A recent article, Gaming for the Greater Good on p. 16-17 of Westminster Review – Spring 2015, describes his innovative use of games at Westminster College. The article highlights Michael as a fervent evangelist for Serious Games deployment because he knows they work: he has seen the results of the learning outcomes through the career advancement of former students.
“Research has shown that in a 2- to 3-hour lecture, if that information has not been applied within the next day, over 80 percent of it is lost, even if people were taking notes. If it’s not applied in the next month, 95 percent of the knowledge and information is lost,” says Michael.
By engaging students through the use of strategy-based games in the classroom, Michael increases retention: it comes as a result of students applying the information through interaction with each another in the gaming process.

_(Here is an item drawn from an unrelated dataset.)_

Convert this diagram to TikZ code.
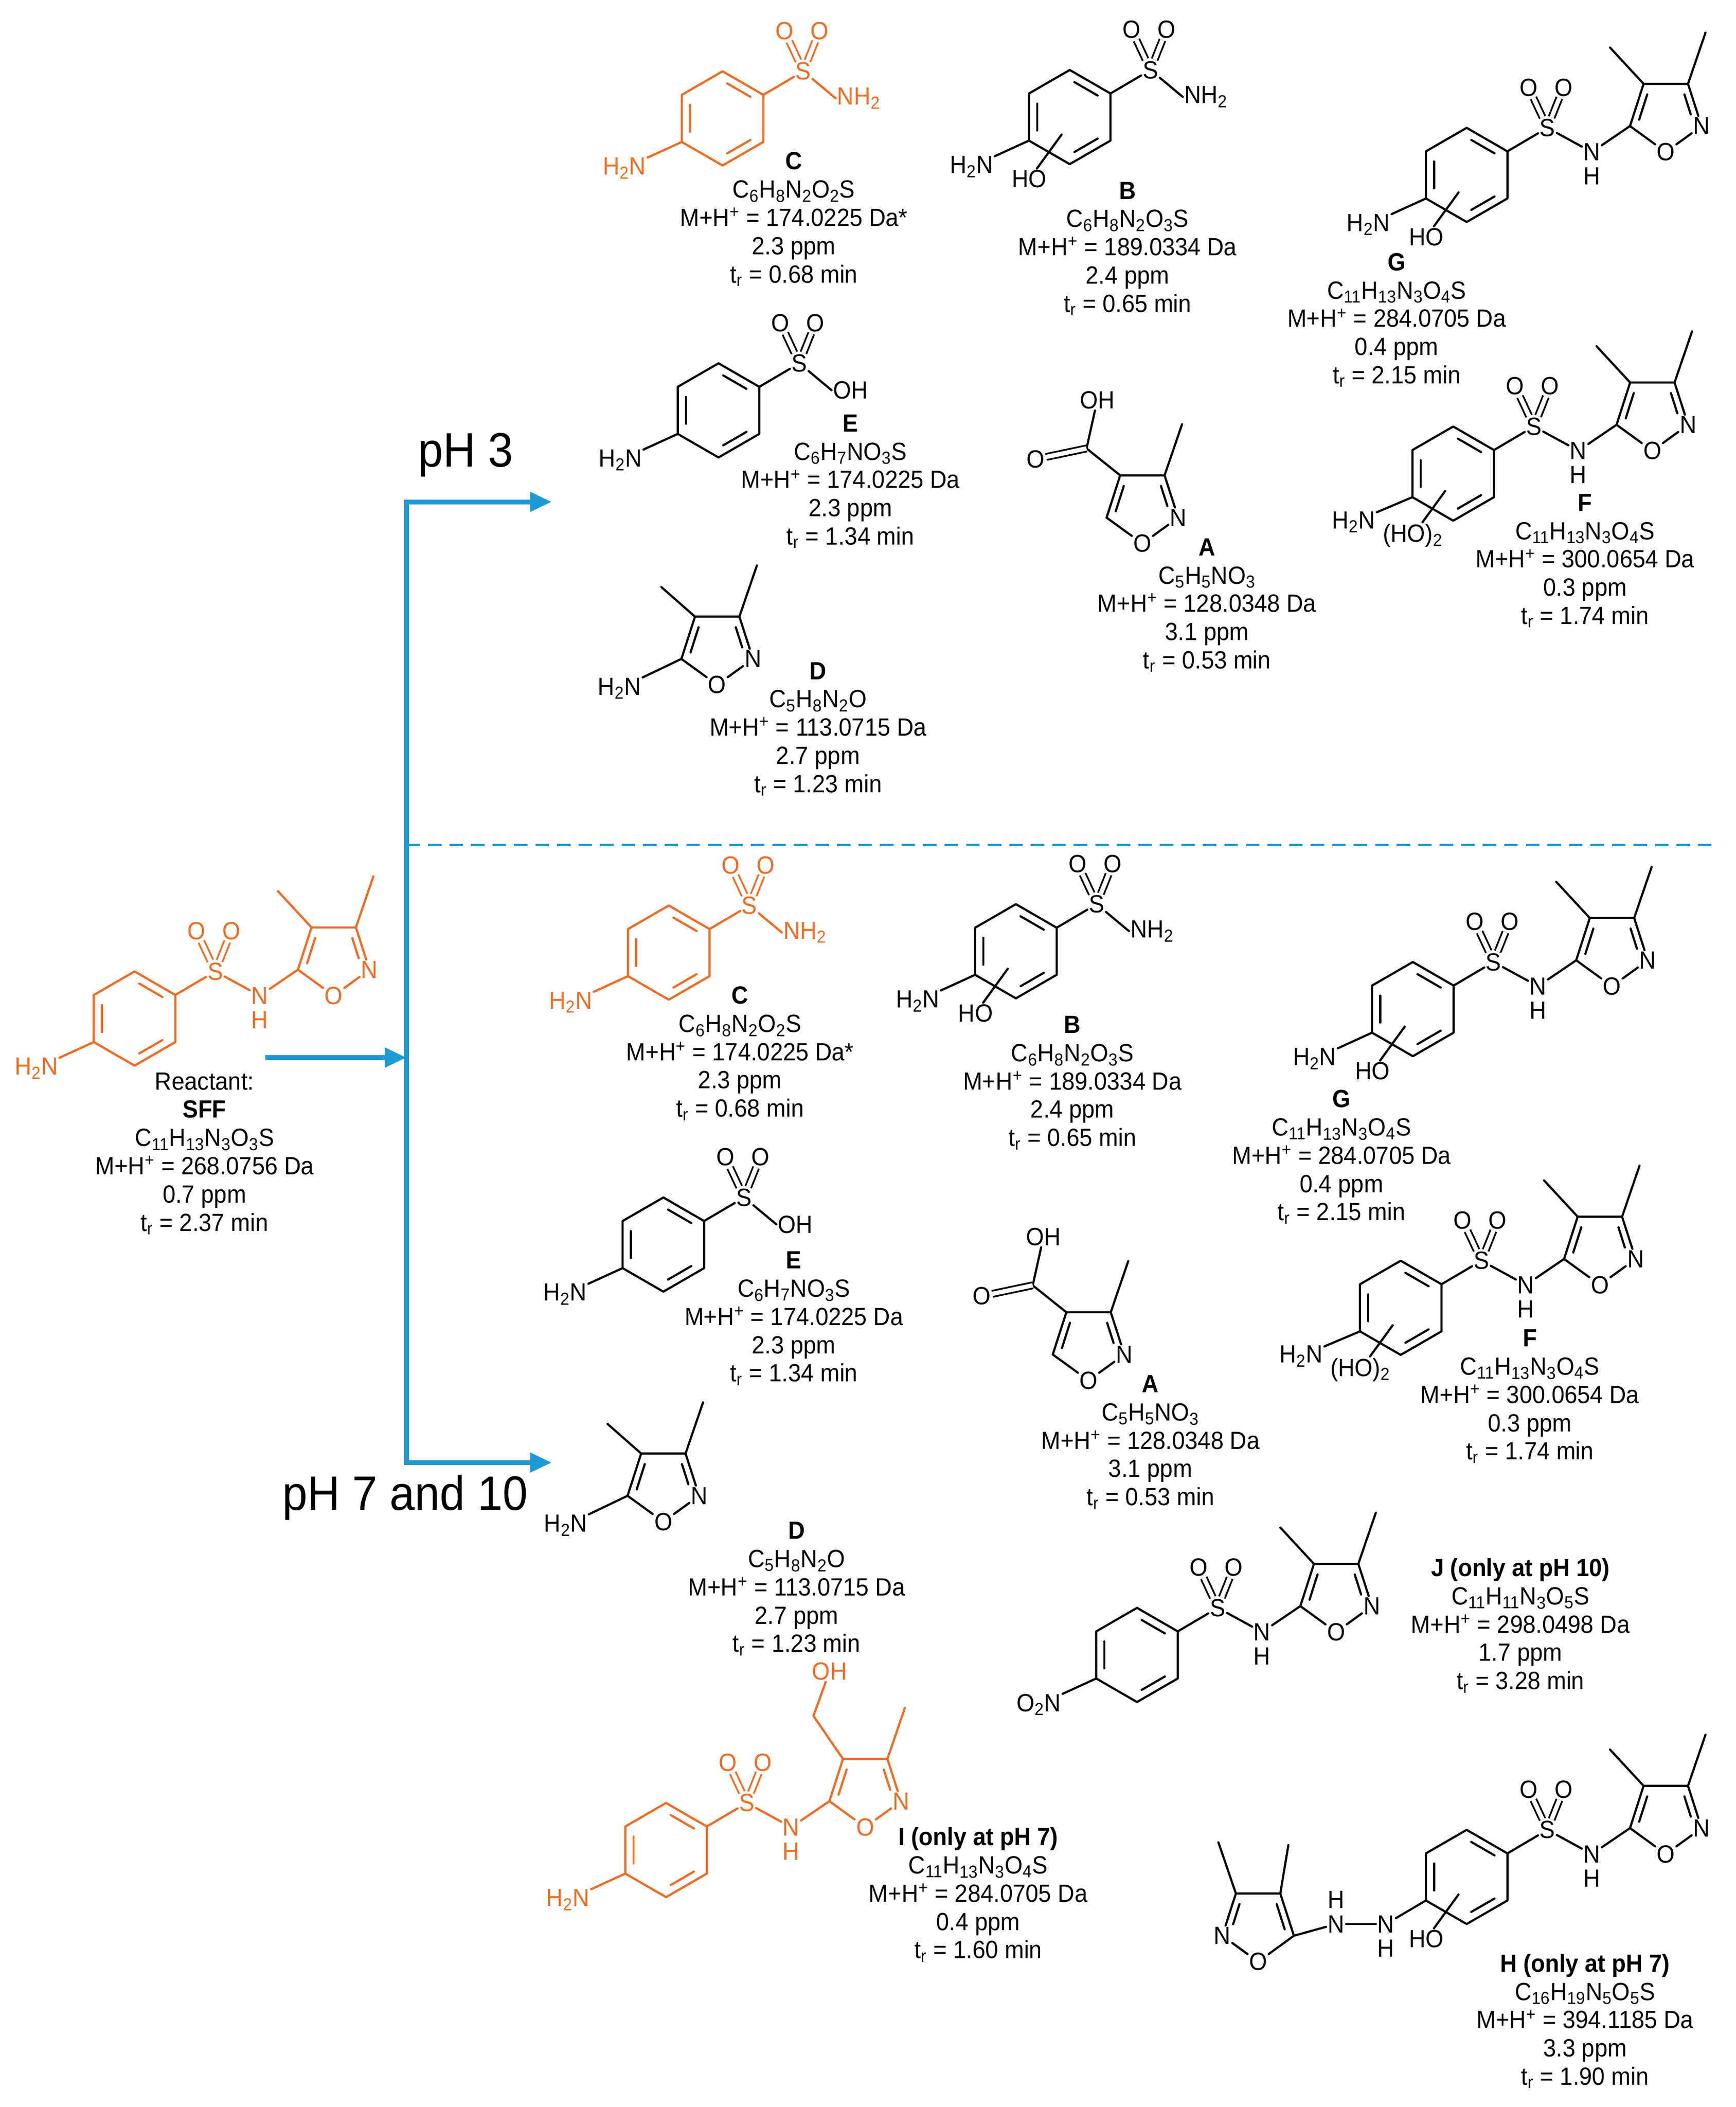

“There are probably about 42 different learning strategies, of which games are only one,” Michael says. “What I have found is that Serious Games gives a better return on learning than any other tool.”
Sutton has described his personal journey, where gaming was a critical element in his personal and professional development. Michael realizes that not every professor is excited by the idea, but he hopes that opinions will change as educators work towards engaging generations of students who have grown up using the internet and playing video games.